--- DATASET EXTRACT ---
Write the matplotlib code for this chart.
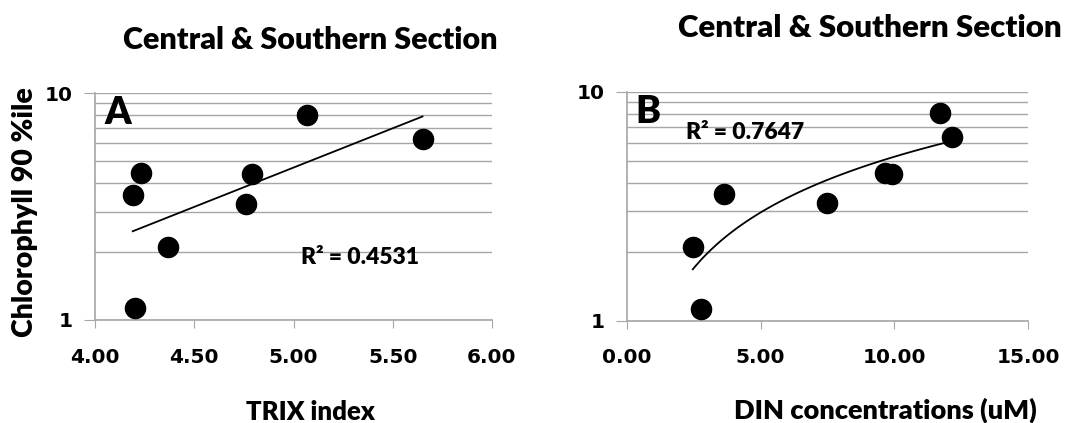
import numpy as np
import matplotlib
matplotlib.use("Agg")
import matplotlib.pyplot as plt
from matplotlib.ticker import FixedLocator, NullFormatter

# Panel A data: TRIX index vs Chlorophyll 90%ile
trix = [4.19, 4.23, 4.37, 4.20, 4.76, 4.79, 5.07, 5.65]
chl_a = [3.55, 4.44, 2.10, 1.13, 3.23, 4.38, 8.0, 6.27]
# Panel B data: DIN vs Chlorophyll 90%ile
din = [2.47, 2.76, 3.65, 7.47, 9.65, 9.90, 11.70, 12.14]
chl_b = [2.10, 1.13, 3.57, 3.27, 4.40, 4.36, 8.1, 6.36]

title = "Central & Southern Section"
r2_a = "R² = 0.4531"
r2_b = "R² = 0.7647"
xticks_a = [4.0, 4.5, 5.0, 5.5, 6.0]
xticks_b = [0.0, 5.0, 10.0, 15.0]

FONT = "Lato"
TICKFONT = "DejaVu Sans"
GRID = "#a6a6a6"
W = "heavy"

fig = plt.figure(figsize=(10.7, 4.23), dpi=100)
axA = fig.add_axes([0.0888, 0.2435, 0.3710, 0.5365])
axB = fig.add_axes([0.5857, 0.2418, 0.3753, 0.5412])


def style(ax, xticks, xlim):
    ax.set_yscale("log")
    ax.set_ylim(1, 10)
    ax.set_xlim(*xlim)
    ax.set_yticks([1, 10])
    ax.set_yticklabels(["1", "10"], fontsize=14.5, fontweight="bold", family=TICKFONT)
    ax.yaxis.set_minor_locator(FixedLocator([2, 3, 4, 5, 6, 7, 8, 9]))
    ax.yaxis.set_minor_formatter(NullFormatter())
    ax.set_xticks(xticks)
    ax.set_xticklabels([f"{v:.2f}" for v in xticks], fontsize=14.5, fontweight="bold", family=TICKFONT)
    ax.tick_params(axis="x", direction="out", length=6, color=GRID, pad=14)
    ax.tick_params(axis="y", which="major", direction="out", length=8, color=GRID, pad=8)
    ax.tick_params(axis="y", which="minor", length=0)
    ax.grid(True, axis="y", which="both", color=GRID, linewidth=1.0)
    ax.set_axisbelow(True)
    for s in ["top", "right"]:
        ax.spines[s].set_visible(False)
    for s in ["left", "bottom"]:
        ax.spines[s].set_color(GRID)
        ax.spines[s].set_linewidth(1.2)


style(axA, xticks_a, (4.0, 6.0))
style(axB, xticks_b, (0.0, 15.0))

# Panel A: exponential trend
xa = np.array(trix); ya = np.array(chl_a)
b, a = np.polyfit(xa, np.log(ya), 1)
xs = np.linspace(xa.min(), xa.max(), 100)
axA.plot(xs, np.exp(a + b * xs), color="black", linewidth=1.3, zorder=2)
axA.plot(xa, ya, "o", color="black", markersize=14.5, zorder=3)

# Panel B: power trend
xb = np.array(din); yb = np.array(chl_b)
bb, ab = np.polyfit(np.log(xb), np.log(yb), 1)
xs2 = np.linspace(xb.min(), xb.max(), 100)
axB.plot(xs2, np.exp(ab) * xs2 ** bb, color="black", linewidth=1.3, zorder=2)
axB.plot(xb, yb, "o", color="black", markersize=14.5, zorder=3)

# Text labels
axA.text(0.025, 0.985, "A", transform=axA.transAxes, fontsize=27, fontweight=W,
         family=FONT, va="top", ha="left")
axB.text(0.022, 0.985, "B", transform=axB.transAxes, fontsize=27, fontweight=W,
         family=FONT, va="top", ha="left")
axA.text(0.52, 0.248, r2_a, transform=axA.transAxes, fontsize=16.5, fontweight=W, family=FONT)
axB.text(0.148, 0.795, r2_b, transform=axB.transAxes, fontsize=16.5, fontweight=W, family=FONT)

fig.text(0.290, 0.905, title, fontsize=22, fontweight=W, family=FONT, ha="center", va="center")
fig.text(0.813, 0.934, title, fontsize=22.5, fontweight=W, family=FONT, ha="center", va="center")
fig.text(0.290, 0.026, "TRIX index", fontsize=18.5, fontweight=W, family=FONT, ha="center", va="center")
fig.text(0.827, 0.030, "DIN concentrations (uM)", fontsize=19.5, fontweight=W, family=FONT,
         ha="center", va="center")
fig.text(0.0234, 0.499, "Chlorophyll 90 %ile", fontsize=20.5, fontweight=W, family=FONT,
         ha="center", va="center", rotation=90)

fig.savefig("out.png", dpi=100)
---
WHAT IS NEEDED:
Only the lines from the start of the material through the line containing "from matplotlib.ticker import" should be transcribed. Pictures stay out.

RESPONSE TO THE EXERCISE:
Write the matplotlib code for this chart.
import numpy as np
import matplotlib
matplotlib.use("Agg")
import matplotlib.pyplot as plt
from matplotlib.ticker import FixedLocator, NullFormatter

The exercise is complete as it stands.